There are many words in text that are not considered to have much meaning - they are commonly called stop words and are not considered when processing text data.


The following cell shows the stop word list according to the nltk library.

print(nltk.corpus.stopwords.words("english"))
['i', 'me', 'my', 'myself', 'we', 'our', 'ours', 'ourselves', 'you', "you're", "you've", "you'll", "you'd", 'your', 'yours', 'yourself', 'yourselves', 'he', 'him', 'his', 'himself', 'she', "she's", 'her', 'hers', 'herself', 'it', "it's", 'its', 'itself', 'they', 'them', 'their', 'theirs', 'themselves', 'what', 'which', 'who', 'whom', 'this', 'that', "that'll", 'these', 'those', 'am', 'is', 'are', 'was', 'were', 'be', 'been', 'being', 'have', 'has', 'had', 'having', 'do', 'does', 'did', 'doing', 'a', 'an', 'the', 'and', 'but', 'if', 'or', 'because', 'as', 'until', 'while', 'of', 'at', 'by', 'for', 'with', 'about', 'against', 'between', 'into', 'through', 'during', 'before', 'after', 'above', 'below', 'to', 'from', 'up', 'down', 'in', 'out', 'on', 'off', 'over', 'under', 'again', 'further', 'then', 'once', 'here', 'there', 'when', 'where', 'why', 'how', 'all', 'any', 'both', 'each', 'few', 'more', 'most', 'other', 'some', 'such', 'no', 'nor', 'not', 'only', 'own', 'same', 'so', 'than', 'too', 'very', 's', 't', 'can', 'will', 'just', 'don', "don't", 'should', "should've", 'now', 'd', 'll', 'm', 'o', 're', 've', 'y', 'ain', 'aren', "aren't", 'couldn', "couldn't", 'didn', "didn't", 'doesn', "doesn't", 'hadn', "hadn't", 'hasn', "hasn't", 'haven', "haven't", 'isn', "isn't", 'ma', 'mightn', "mightn't", 'mustn', "mustn't", 'needn', "needn't", 'shan', "shan't", 'shouldn', "shouldn't", 'wasn', "wasn't", 'weren', "weren't", 'won', "won't", 'wouldn', "wouldn't"]

Stemming#

Lemmatization is the process of applying words from the text to their base form. It helps reduce the size of the dictionary by removing not-so-important variations.

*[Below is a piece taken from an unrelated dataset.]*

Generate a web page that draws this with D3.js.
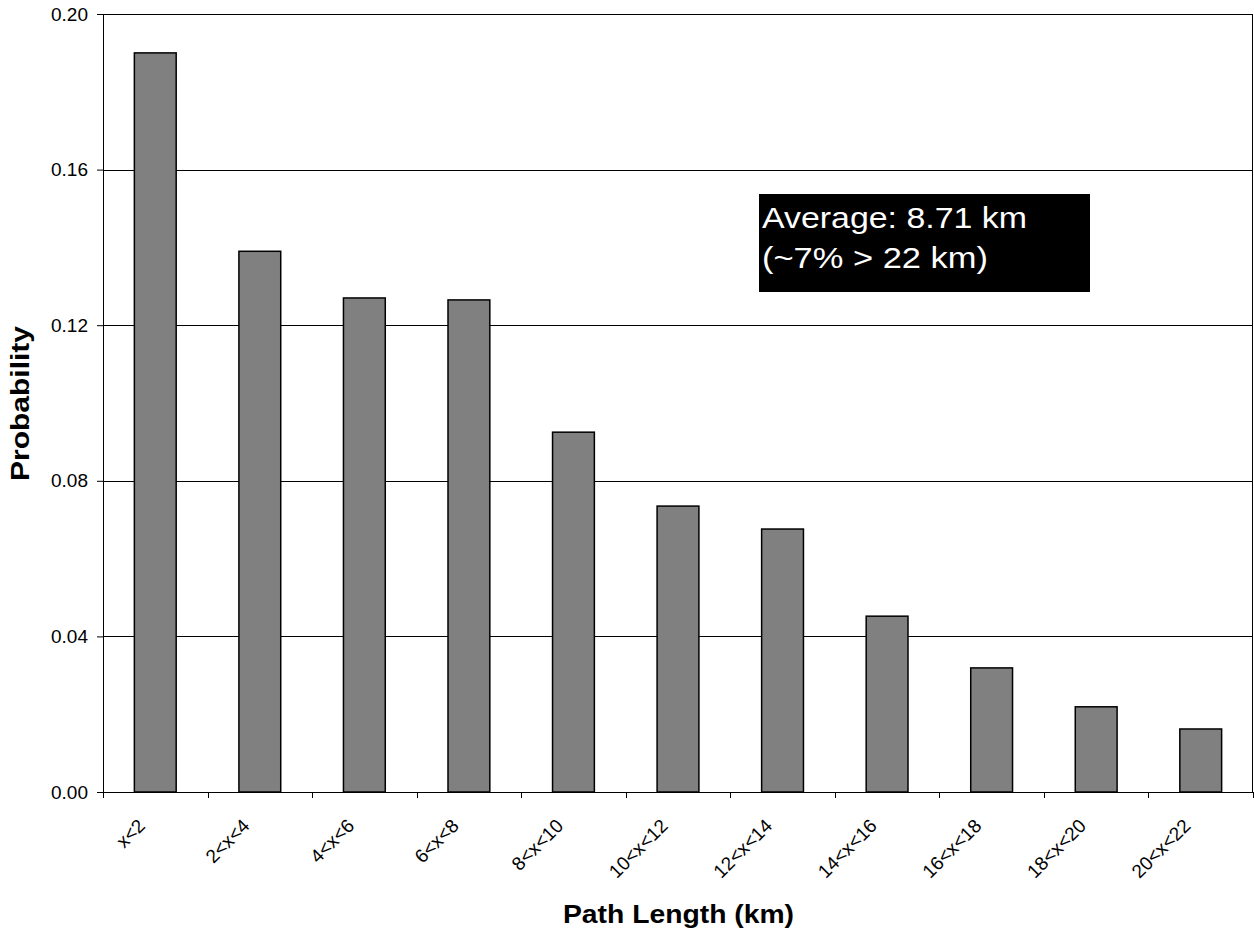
<!DOCTYPE html>
<html>
<head>
<meta charset="utf-8">
<script src="https://cdn.jsdelivr.net/npm/d3@7"></script>
<style>
  body { margin: 0; background: #fff; }
  svg { display: block; font-family: "Liberation Sans", Arial, sans-serif; }
</style>
</head>
<body>
<div class="container"></div>
<script>
const categories = ["x<2", "2<x<4", "4<x<6", "6<x<8", "8<x<10", "10<x<12",
  "12<x<14", "14<x<16", "16<x<18", "18<x<20", "20<x<22"];
const probability = [0.190, 0.139, 0.127, 0.1265, 0.0925, 0.0735,
  0.0676, 0.0452, 0.0319, 0.0219, 0.0162];
const yTicks = [0, 0.04, 0.08, 0.12, 0.16, 0.20];
const noteLines = ["Average: 8.71 km", "(~7% > 22 km)"];

const width = 1254;
const height = 936;
const margin = { top: 14, right: 1, bottom: 144, left: 103 };
const plotW = width - margin.left - margin.right;
const plotH = height - margin.top - margin.bottom;

const svg = d3.select(".container")
  .append("svg")
  .attr("width", width)
  .attr("height", height);

const g = svg.append("g")
  .attr("transform", `translate(${margin.left},${margin.top})`);

const xScale = d3.scaleBand()
  .domain(categories)
  .range([0, plotW])
  .paddingInner(0.6)
  .paddingOuter(0.3);

const yScale = d3.scaleLinear()
  .domain([0, 0.20])
  .range([plotH, 0]);

// gridlines
g.append("g")
  .selectAll("line")
  .data(yTicks.slice(1))
  .enter()
  .append("line")
  .attr("x1", 0)
  .attr("x2", plotW)
  .attr("y1", d => Math.round(yScale(d)) + 0.5)
  .attr("y2", d => Math.round(yScale(d)) + 0.5)
  .attr("stroke", "#000")
  .attr("stroke-width", 1);

// right border
g.append("line")
  .attr("x1", plotW - 0.5)
  .attr("x2", plotW - 0.5)
  .attr("y1", 0)
  .attr("y2", plotH)
  .attr("stroke", "#000");

// bars
g.append("g")
  .selectAll("rect")
  .data(probability)
  .enter()
  .append("rect")
  .attr("x", (d, i) => xScale(categories[i]))
  .attr("y", d => yScale(d))
  .attr("width", xScale.bandwidth())
  .attr("height", d => plotH - yScale(d))
  .attr("fill", "#808080")
  .attr("stroke", "#000")
  .attr("stroke-width", 1.5);

// y axis
const yAxis = g.append("g")
  .call(d3.axisLeft(yScale)
    .tickValues(yTicks)
    .tickSize(6)
    .tickPadding(9)
    .tickFormat(d3.format(".2f")));
yAxis.selectAll("text")
  .attr("font-size", 19)
  .attr("fill", "#000")
  .attr("font-family", "Liberation Sans, Arial, sans-serif");
yAxis.select(".domain").attr("stroke", "#000");

// x axis: ticks at category boundaries
const step = xScale.step();
const boundaries = d3.range(categories.length + 1).map(i => i * step);
g.append("line")
  .attr("x1", 0)
  .attr("x2", plotW)
  .attr("y1", plotH + 0.5)
  .attr("y2", plotH + 0.5)
  .attr("stroke", "#000");
g.append("g")
  .selectAll("line")
  .data(boundaries)
  .enter()
  .append("line")
  .attr("x1", d => Math.round(d) + 0.5)
  .attr("x2", d => Math.round(d) + 0.5)
  .attr("y1", plotH)
  .attr("y2", plotH + 6)
  .attr("stroke", "#000");

g.append("g")
  .selectAll("text")
  .data(categories)
  .enter()
  .append("text")
  .attr("transform", d => {
    const cx = xScale(d) + xScale.bandwidth() / 2;
    return `translate(${cx - 9},${plotH + 35}) rotate(-45)`;
  })
  .attr("text-anchor", "end")
  .attr("font-size", 19)
  .text(d => d);

// axis titles
svg.append("text")
  .attr("x", margin.left + plotW / 2 - 115)
  .attr("y", 923)
  .attr("font-size", 25)
  .attr("font-weight", "bold")
  .attr("textLength", 231)
  .attr("lengthAdjust", "spacingAndGlyphs")
  .text("Path Length (km)");

svg.append("text")
  .attr("transform", `translate(29,${margin.top + plotH / 2 + 78}) rotate(-90)`)
  .attr("font-size", 25)
  .attr("font-weight", "bold")
  .attr("textLength", 155)
  .attr("lengthAdjust", "spacingAndGlyphs")
  .text("Probability");

// annotation box
const noteLengths = [265, 226];
const note = svg.append("g").attr("transform", "translate(759,194)");
note.append("rect")
  .attr("width", 331)
  .attr("height", 98)
  .attr("fill", "#000");
note.selectAll("text")
  .data(noteLines)
  .enter()
  .append("text")
  .attr("x", 3)
  .attr("y", (d, i) => 34 + i * 40)
  .attr("fill", "#fff")
  .attr("font-size", 30)
  .attr("textLength", (d, i) => noteLengths[i])
  .attr("lengthAdjust", "spacingAndGlyphs")
  .text(d => d);
</script>
</body>
</html>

The following cell shows the transformation process for different forms of the word “invest”.

input = [
    "invest",
    "invests",
    "invested",
    "investing",
    "investment",
    "investments",
    "investor",
    "investors",
    "investiture",
    "investedness"
]

porter_stemmer = nltk.stem.PorterStemmer()
output = [porter_stemmer.stem(w) for w in input]
for inp, out in zip(input, output):
    print(f"{inp} -> {out}")
invest -> invest
invests -> invest
invested -> invest
investing -> invest
investment -> invest
investments -> invest
investor -> investor
investors -> investor
investiture -> investitur
investedness -> invested

Lemming#

There are a lot of misunderstanding between terms stemming and lemming. I haven’t found authorative opinion yet but, there is descirption that corresponds to the behaviour of the tools:

  • Stemming is a rule-based process that removes prefixes or suffixes from a word to reduce it to a base form. However, stemming does not guarantee that the resulting word will be a valid or meaningful word in the language. It may result in non-existent or strange forms.

  • Lemmatization, on the other hand, involves reducing a word to its lemma, or canonical form, based on its dictionary definition. The resulting word is always a valid word in the language, and lemmatization often takes into account the part of speech and other grammatical information.

Long story short: Stemming might produce words that don’t exist, while lemmatization guarantees a real word as the result.

These things are usually considered as separate processes, but from my perspective lematization is the specification of the stem, so in this site they are considered as such.


The next cell shows a set of words that have been transformed into a non-existent word by stemming and outputting the limming for the same example.

porter_stemmer = nltk.stem.PorterStemmer()
lemmatizer = nltk.stem.WordNetLemmatizer()

input = [
    "geese",
    "happily",
    "generously",
    "studied"
]

pd.DataFrame({
    "input": input,
    "porter stemming": [porter_stemmer.stem(w) for w in input],
    "lemming": [lemmatizer.lemmatize(w) for w in input]
})
input porter stemming lemming
0 geese gees goose
1 happily happili happily
2 generously gener generously
3 studied studi studied